Finding your vehicle’s battery should be a cinch, but some automakers put them in odd places such as the trunk or under the rear seats. The vast majority can be found under the hood however, to the right or left of the engine. You can identify the battery by the positive (red/plus sign) and negative (black/minus sign) terminals that either route to a rectangular housing box or directly to the exposed battery.

Once you’ve located the unit, make sure your vehicle is turned off. If you’re using a digital multimeter, set the dial to DC voltage. Next, take your multimeter’s black lead to the negative battery terminal and the red lead to the positive terminal.

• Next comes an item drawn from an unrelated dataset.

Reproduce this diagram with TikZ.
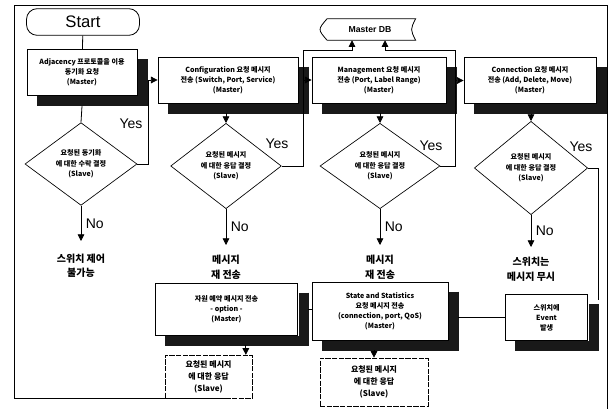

At this point, your multimeter will give a voltage readout. Here are some guidelines, courtesy of yourmechanic.com:

12.66+ volts 100% charged
12.45 volts 75% charged
12.24 volts 50% charged
12.06 volts 25% charged
11.89 volts 0% charged

If you’re seeing 12.45 volts or higher, your battery is in good shape and it’s time to check other common culprits. If you’re below a 75% charge, your battery might still bring the car to life, but not reliably. Below this threshold, your battery may need recharging or even replacing.

Final thoughts

If you struggle with any part of this process, take a trip to your local auto parts store and ask for help. Most shops are happy to help test, remove, recharge, and replace your car’s battery. You get a free hand, and they will (hopefully) earn your business in the future.